Cumprir essa lei não é tarefa fácil e vai demorar ainda algumas gerações, principalmente por que essa lei fica especialmente sob o domínio de professores que , para além de toda a complexidade de sua carreira e de como o Estado lhe trata, são pessoas que nunca foram formadas para propagar uma pedagogia anti racista, pelo contrário, muitos trazem para o assunto a perspectiva de sua educação familiar ou religiosa, e rema na contra mão desses avanços, outros porém, trazem uma formação diferenciada, têm sensibilidade e conhecimento mais ampliado da história, porém, a estrutura institucional escolar nem sempre permite, seja se tratando da ideologia institucional escolar, seja da maioria das ideologias dos profissionais da educação.
Fato é: a lei é revolucionária, mas precisa-se comprometer as estruturas, as conjunturas, para a revolução de fato, ser palpável.
Nessa caminhada dos movimentos organizados de negros e negras, o trabalho apenas começa.
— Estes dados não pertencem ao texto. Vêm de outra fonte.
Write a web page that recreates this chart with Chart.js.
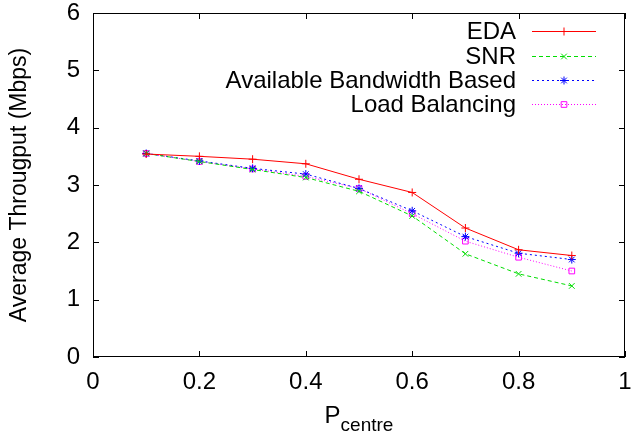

É preciso sensibilizar os pais e mães a perguntar nas reuniões escolares: e a nossa lei 10 639 e 11 645? o que tem acontecido nessa escola? O que tem mudado? Qual a formação que os professores têm tido?
È preciso cobrar o Ministério Público a cobrar das secretarias de educação... É preciso cobrar das Secretarias de Educação que não se entenda essa lei como um projeto de uma unidade ou de um ano letivo...
É preciso pensar do ponto de vista curricular, política e pedagogicamente...
Nós, do movimento social, somos os que ainda temos que batalhar para a lei não se limitar a um papel, ou a um projeto folclorizado do mês de novembro e ações conteudistas por si só.
A Casa do Boneco encontrou pela primeira vez numa instituição a sensibilidade coletiva para a mudança: O IF Baiano Campus Uruçuca. Ali, direção, coordenação e professores abraçaram o desafio de construírem uma pedagogia anti racista, com o apoio da Reitoria. Pela primeira vez temos esperanças de que uma revolução de perspectiva ideológica pode-se processar no sistema educacional de uma micro realidade que é o Instituto.
De forma pioneira, uma instituição de ensino coloca um movimento negro na perspectiva de importância e de construção colaborativa que se necessita.
Verdade que a caminhada só se inicia, e como já dizia uma professora, “e ela não tem fim”, e que muitas experiencias, positivas e negativas estarão nessa caminhada, mas é tão grandioso esse começo, que não poderia fugir o registro, a emoção e o aplauso que o sorriso negro expressa quando uma batalha dessa grandiosidade, se inicia com tanta colaboração e interesse.
Olorum nos fortaleça em nossos sonhos!